The Old Testament constantly points forward to the fulfillment of God’s great plan of salvation in the promised Messiah. While the picture of God’s plan of salvation is most clearly seen in its fulfillment in the person and work of Jesus, God’s gracious and redemptive work is already there to behold in the Old Testament sacrifices and prophecies of God’s spokesmen. Salvation has always been the work of our gracious God and fulfilled only through the atoning work of the Lord Jesus Christ.
Moses wrote that God would not abandon his created people to be taken over by Satan and his evil angels, but that he would raise up a “seed of woman” (cf Gen 3:15) to overcome Satan (identified in Rev 12:9). That “seed of woman” was none other than our Lord Jesus, born of the virgin Mary.
So while it often seems that the Old Testament covenant was primarily a promise that God would grant his people blessings as a nation in this life if they lived under his Lordship, that covenant was actually already shining brightly the light of God’s eternal grace and love in Christ. Old Testament believers already had faith that God would raise them from the dead (Heb 11:17–19). Job, who belonged to the time of the patriarchs, beautifully expressed that faith that God would raise him from the dead when he declared familiar words, “I know that my Redeemer lives, and at the last he will stand upon the earth. And after my skin has been thus destroyed, yet in my flesh I shall see God, whom I shall see for myself, and my eyes shall behold, and not another” (Job 19:25–27).
Of course, the reason this Old Testament Reading was chosen for Transfiguration Day is that Moses makes an appearance with Jesus in today’s Gospel. And here, in Jesus and his transfiguration, the light of God’s grace and love was shining even more brightly than it had through Moses.

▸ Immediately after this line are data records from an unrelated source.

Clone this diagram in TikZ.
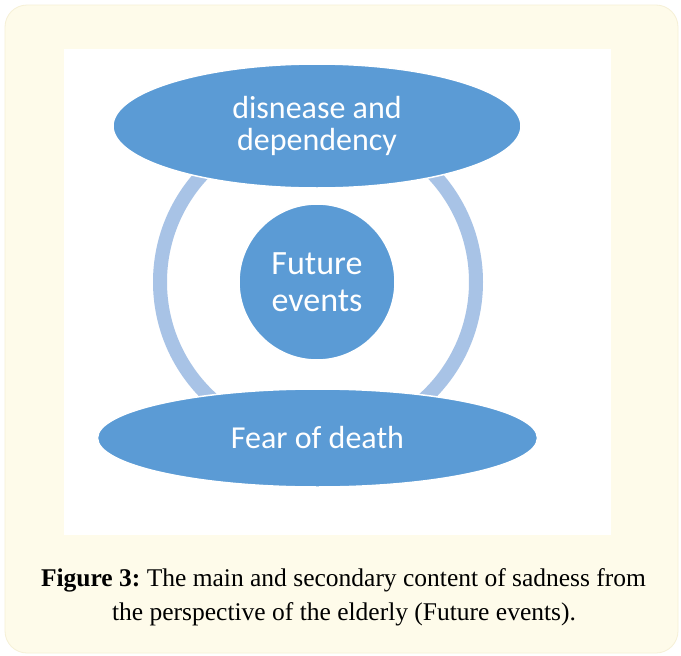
\documentclass[tikz,border=0pt]{standalone}
\usepackage{fontspec}
\setmainfont{Liberation Serif}
\newfontfamily\calib{Carlito}
\usetikzlibrary{shapes.geometric}
\definecolor{cream}{HTML}{FEFBEA}
\definecolor{creamedge}{HTML}{F6F0D6}
\definecolor{bluefill}{HTML}{5B9BD5}
\definecolor{ringblue}{HTML}{A8C3E6}
\tikzset{
  blob/.style={ellipse, fill=bluefill, draw=white, line width=1.5pt, inner sep=0pt, text=white, align=center},
  capline/.style={anchor=base, inner sep=0pt, font=\fontsize{25.5}{30}\selectfont}
}
\begin{document}
\begin{tikzpicture}[x=1pt,y=-1pt]
\useasboundingbox (0,0) rectangle (681,656);
\fill[white] (0,0) rectangle (681,656);
\draw[fill=cream, draw=creamedge, line width=0.8pt, rounded corners=22pt] (5,5) rectangle (678,653);
\fill[white] (64,49) rectangle (611,535);
\draw[ringblue, line width=14pt] (318,282) circle (158);
\node[blob, minimum width=408pt, minimum height=124pt, font=\calib\fontsize{32}{32}\selectfont] (top) at (317,126) {disnease and\\dependency};
\node[blob, circle, minimum size=156pt, font=\calib\fontsize{34}{37.5}\selectfont] (mid) at (317,282) {Future\\events};
\node[blob, minimum width=440pt, minimum height=98pt, font=\calib\fontsize{32}{32}\selectfont] (bot) at (317.5,438) {Fear of death};
\node[capline] (cap1) at (343.5,586) {\textbf{Figure 3:}~The main and secondary content of sadness from};
\node[capline] (cap2) at (344,620) {the perspective of the elderly (Future events).};
\end{tikzpicture}
\end{document}
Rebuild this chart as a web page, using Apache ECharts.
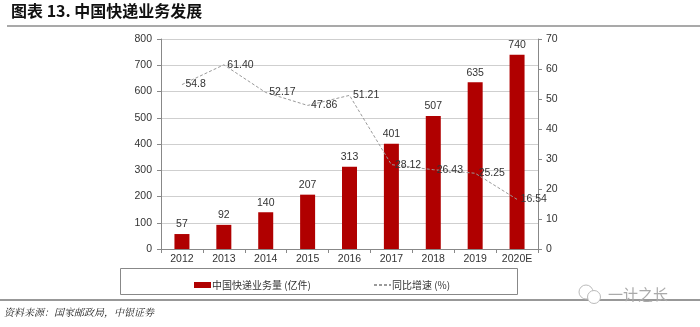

Jesus knew what awaited him as he made his way to Jerusalem for the final time. He knew that it would jolt the disciples whom he had prepared for three years to broadcast the Gospel throughout the world. So he gave three of those disciples—Peter, James, and John—a revelation of himself that was unforgettable and spectacular. There, on the Mount of Transfiguration, Jesus’ appearance was suddenly altered—bright, shining white, “as no one on earth could bleach them,” Mark says (Mk 9:3). And standing with Jesus were Moses and Elijah. How the three disciples came to recognize Moses and Elijah is not explained in the biblical account, but to have such spiritual hall of famers support Jesus’ claim to be the one and only prophesied Messiah cannot be dismissed as anything less than stupendous. The glorious light that emanated from Jesus’ body and even his attire was absolutely remarkable.
People often struggle with what Luther called the “Theology of the Cross.” We naturally would prefer a painless “Theology of Glory.” Although Jesus explicitly told his disciples about the betrayal, persecution, and death that awaited him in Jerusalem, the disciples did not process that until after his resurrection. The three undoubtably told the rest of their colleagues about the transfiguration of Jesus they had witnessed, and in God’s perfect time they departed from Jerusalem to the uttermost parts of the known world—and turned it upside down.
Sometimes our light burns brightest to those around us when we encounter and endure hardship and challenges. But certainly the light of God’s grace and love will shine brightest of all when Jesus inaugurates his eternal kingdom. Jesus says to his church, “You are the light of the world” (Mt 5:14). As the moon reflects the light of the sun, so we reflect the light of the Son, that is, the light of the Lord Jesus Christ, who is very God of very God. May we shine brightly and be used by God’s Spirit to aid in the rescue of people who without the Gospel light will exist forever in the outer darkness. Amen.